I changed my piebald life description today.
I have a recurring tidal wave dream. I have it when I'm under stress. Sometimes it hits before I actually feel stressed. I had my first tidal wave dream of the school year a couple nights ago. August is here. Students are coming in the next couple weeks. What happens over the course of the next six weeks affects the next four years. In campus ministry if you miss a freshmen class you pay for it for four years.
I hate throwing up. I'd rather be sick for days, ill and nauseaus for hours than actually vomit and get it over with. Throwing up is so oogy feeling.

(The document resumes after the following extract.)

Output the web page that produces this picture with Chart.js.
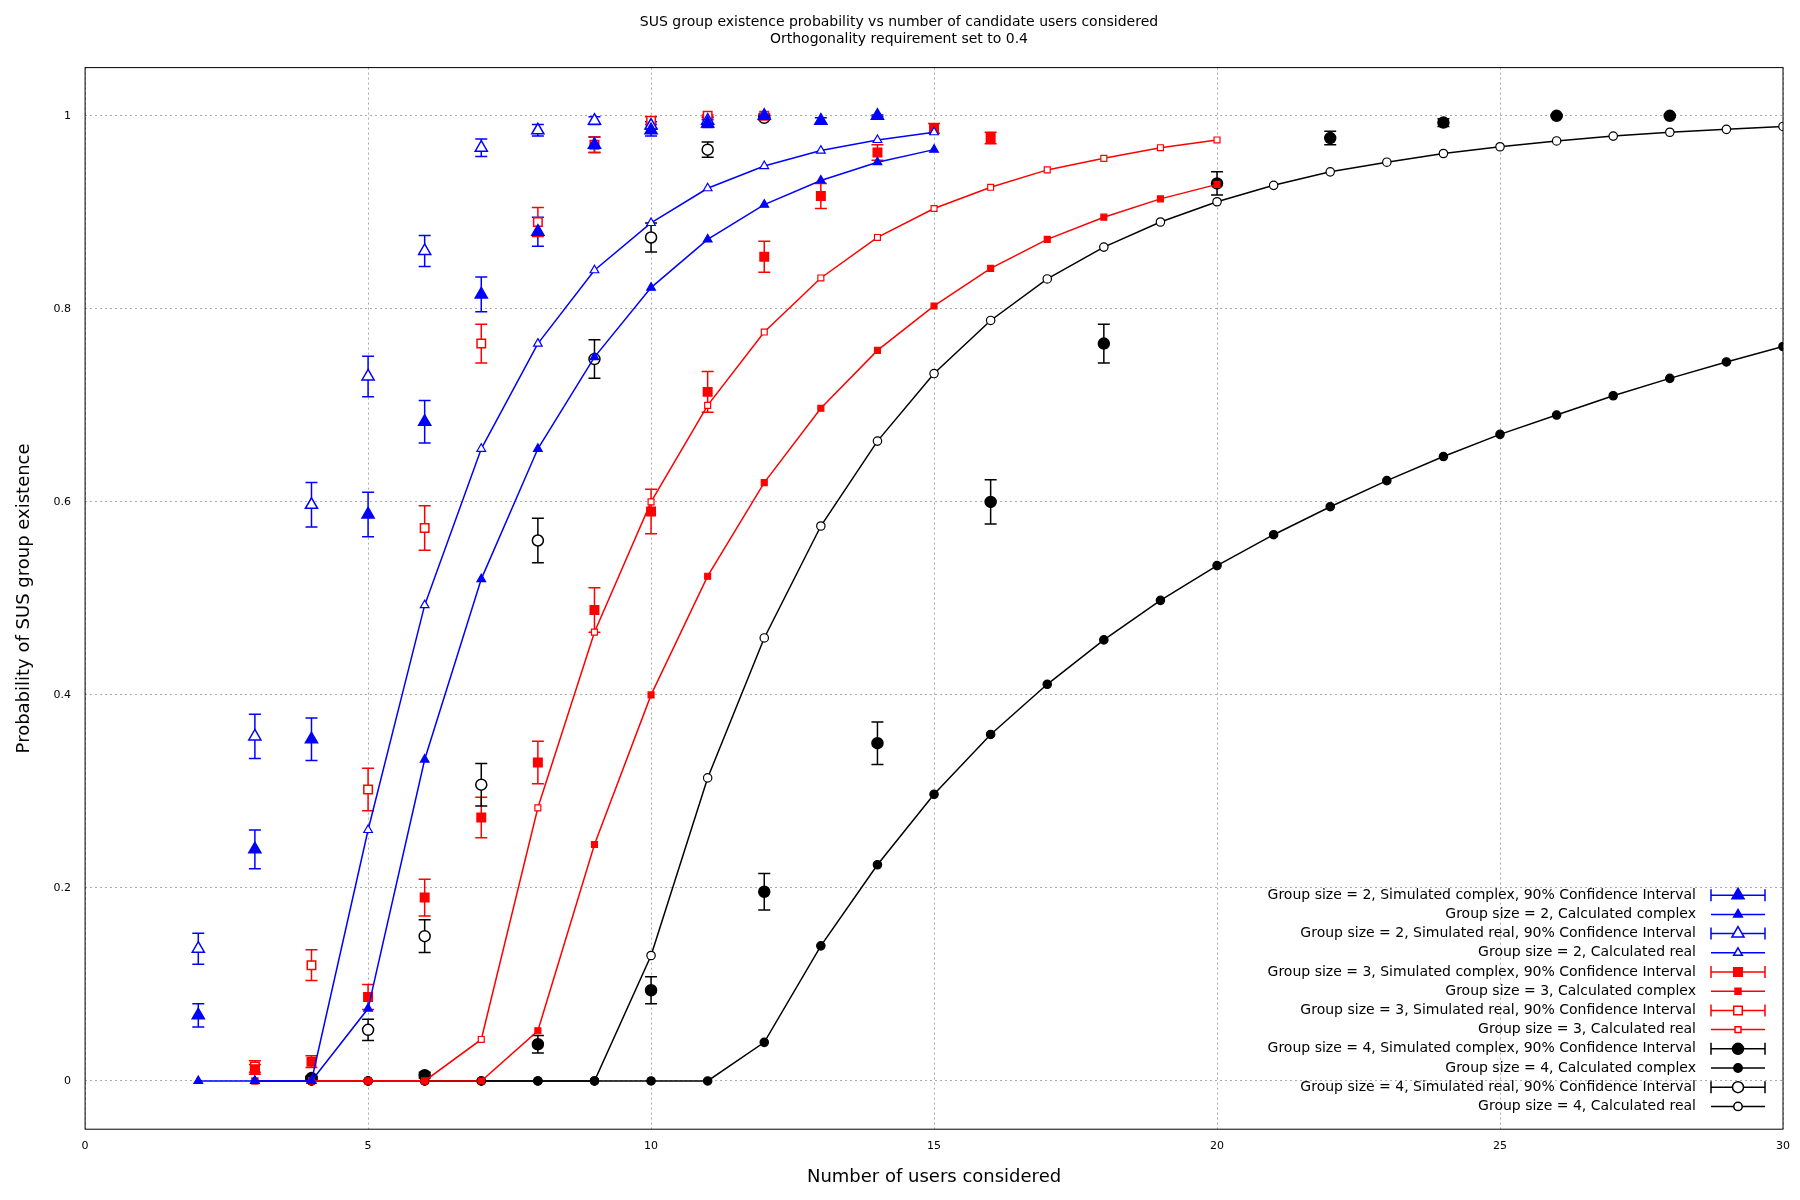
<!DOCTYPE html>
<html>
<head>
<meta charset="utf-8">
<script src="https://cdn.jsdelivr.net/npm/chart.js@4"></script>
<style>
body { margin: 0; background: #fff; }
#wrap { width: 1800px; height: 1200px; }
</style>
</head>
<body>
<div id="wrap"><canvas id="c"></canvas></div>
<script>
// series data (x = users considered, y = probability)
const g2SimCx = [2,3,4,5,6,7,8,9,10,11,12,13,14];
const g2SimCy = [0.068,0.24,0.354,0.587,0.683,0.815,0.88,0.97,0.985,0.992,1.0,0.995,1.0];
const g2SimCe = [0.012,0.02,0.022,0.023,0.022,0.018,0.015,0.008,0.006,0.004,0.002,0.003,0.001];
const g2CalCx = [2,3,4,5,6,7,8,9,10,11,12,13,14,15];
const g2CalCy = [0,0,0,0.075,0.333,0.52,0.655,0.75,0.822,0.872,0.908,0.933,0.952,0.965];
const g2SimRx = [2,3,4,5,6,7,8,9,10,11];
const g2SimRy = [0.137,0.357,0.597,0.73,0.86,0.967,0.985,0.995,0.99,0.995];
const g2SimRe = [0.016,0.023,0.023,0.021,0.016,0.009,0.006,0.004,0.004,0.003];
const g2CalRx = [3,4,5,6,7,8,9,10,11,12,13,14,15];
const g2CalRy = [0,0,0.26,0.493,0.655,0.764,0.84,0.889,0.925,0.948,0.964,0.975,0.983];

const g3SimCx = [3,4,5,6,7,8,9,10,11,12,13,14,15,16];
const g3SimCy = [0.012,0.02,0.087,0.19,0.273,0.33,0.488,0.59,0.714,0.854,0.917,0.962,0.987,0.977];
const g3SimCe = [0.005,0.006,0.013,0.019,0.021,0.022,0.023,0.023,0.021,0.016,0.013,0.008,0.005,0.006];
const g3CalCx = [3,4,5,6,7,8,9,10,11,12,13,14,15,16,17,18,19,20];
const g3CalCy = [0,0,0,0,0,0.052,0.245,0.4,0.523,0.62,0.697,0.757,0.803,0.842,0.872,0.895,0.914,0.929];
const g3SimRx = [3,4,5,6,7,8,9,10,11,12];
const g3SimRy = [0.015,0.12,0.302,0.573,0.764,0.89,0.97,0.995,1.0,1.0];
const g3SimRe = [0.006,0.016,0.022,0.023,0.02,0.015,0.008,0.004,0.001,0.001];
const g3CalRx = [3,4,5,6,7,8,9,10,11,12,13,14,15,16,17,18,19,20];
const g3CalRy = [0,0,0,0,0.043,0.283,0.465,0.6,0.7,0.776,0.832,0.874,0.904,0.926,0.944,0.956,0.967,0.975];

const g4SimCx = [4,6,8,10,12,14,16,18,20,22,24,26,28];
const g4SimCy = [0.002,0.006,0.038,0.094,0.196,0.35,0.6,0.764,0.93,0.977,0.993,1.0,1.0];
const g4SimCe = [0.002,0.003,0.009,0.014,0.019,0.022,0.023,0.02,0.012,0.007,0.004,0.001,0.001];
const g4CalCx = [4,5,6,7,8,9,10,11,12,13,14,15,16,17,18,19,20,21,22,23,24,25,26,27,28,29,30];
const g4CalCy = [0,0,0,0,0,0,0,0,0.04,0.14,0.224,0.297,0.359,0.411,0.457,0.498,0.534,0.566,0.595,0.622,0.647,0.67,0.69,0.71,0.728,0.745,0.761];
const g4SimRx = [4,5,6,7,8,9,10,11,12];
const g4SimRy = [0.003,0.053,0.15,0.307,0.56,0.748,0.874,0.965,0.998];
const g4SimRe = [0.002,0.011,0.017,0.022,0.023,0.02,0.015,0.008,0.002];
const g4CalRx = [4,5,6,7,8,9,10,11,12,13,14,15,16,17,18,19,20,21,22,23,24,25,26,27,28,29,30];
const g4CalRy = [0,0,0,0,0,0,0.13,0.314,0.459,0.575,0.663,0.733,0.788,0.831,0.864,0.89,0.911,0.928,0.942,0.952,0.961,0.968,0.974,0.979,0.983,0.986,0.989];

const xTicks = [0,5,10,15,20,25,30];
const yTicks = [0,0.2,0.4,0.6,0.8,1];

function pts(xs, ys) { return xs.map((x, i) => ({ x: x, y: ys[i] })); }

function sim(label, xs, ys, errs, color, shape, filled) {
  return {
    label: label, data: pts(xs, ys), err: errs, showLine: false,
    borderColor: color, backgroundColor: filled ? color : '#fff',
    pointStyle: shape, pointRadius: shape === 'circle' ? 5.5 : (shape === 'rect' ? 6 : 7), pointBorderWidth: 1.5
  };
}
function calc(label, xs, ys, color, shape, filled) {
  return {
    label: label, data: pts(xs, ys), showLine: true, borderWidth: 1.5,
    borderColor: color, backgroundColor: filled ? color : '#fff',
    pointStyle: shape, pointRadius: shape === 'triangle' ? 5 : 4.2, pointBorderWidth: 1.2
  };
}

const datasets = [
  sim('Group size = 2, Simulated complex, 90% Confidence Interval', g2SimCx, g2SimCy, g2SimCe, '#0000ff', 'triangle', true),
  calc('Group size = 2, Calculated complex', g2CalCx, g2CalCy, '#0000ff', 'triangle', true),
  sim('Group size = 2, Simulated real, 90% Confidence Interval', g2SimRx, g2SimRy, g2SimRe, '#0000ff', 'triangle', false),
  calc('Group size = 2, Calculated real', g2CalRx, g2CalRy, '#0000ff', 'triangle', false),
  sim('Group size = 3, Simulated complex, 90% Confidence Interval', g3SimCx, g3SimCy, g3SimCe, '#ff0000', 'rect', true),
  calc('Group size = 3, Calculated complex', g3CalCx, g3CalCy, '#ff0000', 'rect', true),
  sim('Group size = 3, Simulated real, 90% Confidence Interval', g3SimRx, g3SimRy, g3SimRe, '#ff0000', 'rect', false),
  calc('Group size = 3, Calculated real', g3CalRx, g3CalRy, '#ff0000', 'rect', false),
  sim('Group size = 4, Simulated complex, 90% Confidence Interval', g4SimCx, g4SimCy, g4SimCe, '#000000', 'circle', true),
  calc('Group size = 4, Calculated complex', g4CalCx, g4CalCy, '#000000', 'circle', true),
  sim('Group size = 4, Simulated real, 90% Confidence Interval', g4SimRx, g4SimRy, g4SimRe, '#000000', 'circle', false),
  calc('Group size = 4, Calculated real', g4CalRx, g4CalRy, '#000000', 'circle', false)
];

// error bars, frame and gnuplot-like legend
const extras = {
  id: 'extras',
  beforeDatasetsDraw(chart) {
    const ctx = chart.ctx, xs = chart.scales.x, ys = chart.scales.y;
    chart.data.datasets.forEach(ds => {
      if (!ds.err) return;
      ctx.save();
      ctx.strokeStyle = ds.borderColor; ctx.lineWidth = 1.5;
      ds.data.forEach((p, i) => {
        const px = xs.getPixelForValue(p.x);
        const y1 = ys.getPixelForValue(p.y - ds.err[i]);
        const y2 = ys.getPixelForValue(Math.min(p.y + ds.err[i], 1.04));
        ctx.beginPath();
        ctx.moveTo(px, y1); ctx.lineTo(px, y2);
        ctx.moveTo(px - 6, y1); ctx.lineTo(px + 6, y1);
        ctx.moveTo(px - 6, y2); ctx.lineTo(px + 6, y2);
        ctx.stroke();
      });
      ctx.restore();
    });
  },
  afterDraw(chart) {
    const ctx = chart.ctx, a = chart.chartArea;
    ctx.save();
    ctx.strokeStyle = '#000'; ctx.lineWidth = 1;
    ctx.strokeRect(a.left, a.top, a.right - a.left, a.bottom - a.top);
    ctx.font = '14px "DejaVu Sans", sans-serif';
    ctx.textAlign = 'right'; ctx.textBaseline = 'middle';
    const textX = a.right - 87, lx1 = a.right - 72, lx2 = a.right - 18;
    let y = a.bottom - 234;
    chart.data.datasets.forEach(ds => {
      ctx.fillStyle = '#000';
      ctx.fillText(ds.label, textX, y);
      ctx.strokeStyle = ds.borderColor; ctx.lineWidth = 1.5;
      ctx.beginPath(); ctx.moveTo(lx1, y); ctx.lineTo(lx2, y); ctx.stroke();
      if (ds.err) {
        ctx.beginPath();
        ctx.moveTo(lx1, y - 6); ctx.lineTo(lx1, y + 6);
        ctx.moveTo(lx2, y - 6); ctx.lineTo(lx2, y + 6);
        ctx.stroke();
      }
      ctx.fillStyle = ds.backgroundColor;
      ctx.strokeStyle = ds.borderColor;
      Chart.helpers.drawPoint(ctx, {
        pointStyle: ds.pointStyle, radius: ds.pointRadius, borderWidth: ds.pointBorderWidth
      }, (lx1 + lx2) / 2, y);
      y += 19.2;
    });
    ctx.restore();
  }
};

new Chart(document.getElementById('c'), {
  type: 'scatter',
  data: { datasets: datasets },
  plugins: [extras],
  options: {
    responsive: true,
    maintainAspectRatio: false,
    animation: false,
    layout: { padding: { left: 10, right: 12, top: 4, bottom: 8 } },
    plugins: {
      legend: { display: false },
      tooltip: { enabled: false },
      title: {
        display: true,
        text: ['SUS group existence probability vs number of candidate users considered', 'Orthogonality requirement set to 0.4'],
        color: '#000', font: { family: 'DejaVu Sans', size: 14, weight: 'normal' },
        padding: { top: 10, bottom: 20 }
      }
    },
    scales: {
      x: {
        type: 'linear', min: 0, max: 30,
        afterBuildTicks: s => { s.ticks = xTicks.map(v => ({ value: v })); },
        grid: { color: '#aaa', drawTicks: false },
        border: { display: false, dash: [2, 3] },
        ticks: { color: '#000', font: { family: 'DejaVu Sans', size: 11 }, padding: 10 },
        title: { display: true, text: 'Number of users considered', color: '#000', font: { family: 'DejaVu Sans', size: 18 } }
      },
      y: {
        type: 'linear', min: -0.05, max: 1.05,
        afterBuildTicks: s => { s.ticks = yTicks.map(v => ({ value: v })); },
        grid: { color: '#aaa', drawTicks: false },
        border: { display: false, dash: [2, 3] },
        ticks: { color: '#000', font: { family: 'DejaVu Sans', size: 11 }, padding: 14, callback: v => String(Math.round(v * 10) / 10) },
        title: { display: true, text: 'Probability of SUS group existence', color: '#000', font: { family: 'DejaVu Sans', size: 18 } }
      }
    }
  }
});
</script>
</body>
</html>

It struck me as I was praying during my retreat yesterday that my tidal wave dream and my vomiting aversion might have something to do with each other.
The tidal wave dream is a symptom of anxiety produced by fear. The fear is wrapped up in one of my idols: to have a numerically successful and impressive InterVarsity chapter at the University of North Carolina. The tidal wave dream is my nausea. What's making me soul-sick is my idol. What my soul-sickness really needs for me to do is to puke--to give up my idol of what success means and my warped view that it all depends on me to make it happen.
Instead, I coddle my nausea. I give myself all kinds of reasons to grasp for more control. I try to find ways to live with the pain/sickness/fear/anxiety rather than do the one (admittedly difficult) thing that would actually make me feel better.
There's all kinds of images and words for the Biblical word "repentance:" u-turn, to change your mind...but I think yesterday's image of puking is right up there.
I've known people who have been physically or emotionally sick for so long that they actually don't want to get well--they wouldn't know who they were apart from being a sick person. I desperately do not want this to be true of my soul. And yet if I weren't having anxious tidal wave dreams at the beginning of August, would I even recognize myself? If I wasn't worrying about the start of the school year, would that mean that I was less important or less needed?
In one of the most haunting questions in Scripture, Jesus asks a sick man "Do you want to get well?" If it means I have to actually throw up my idols, go through the painful process of letting go of something that somehow makes me feel like I've got more control (which is a lie and an illusion), my honest answer some days is a stubborn, haunched over next to the toilet bowl "no."
And so I pray today: Lord, give me the strength and courage to puke.
1 comment:
That was quite a graphic metaphor, Alex. But I have to admit it's pretty good. I have to agree with the extreme dislike of puking, it feels like time slows down almost and that "short" process just drags on for so long. I was always hesitant to use my toothbrush afterward too, because I'd have to use the same toothbrush the next morning, yuck! Our sin definatly leaves some pretty gross aftertaste too, thank God he washes us clean like a big ol' swish of listerine.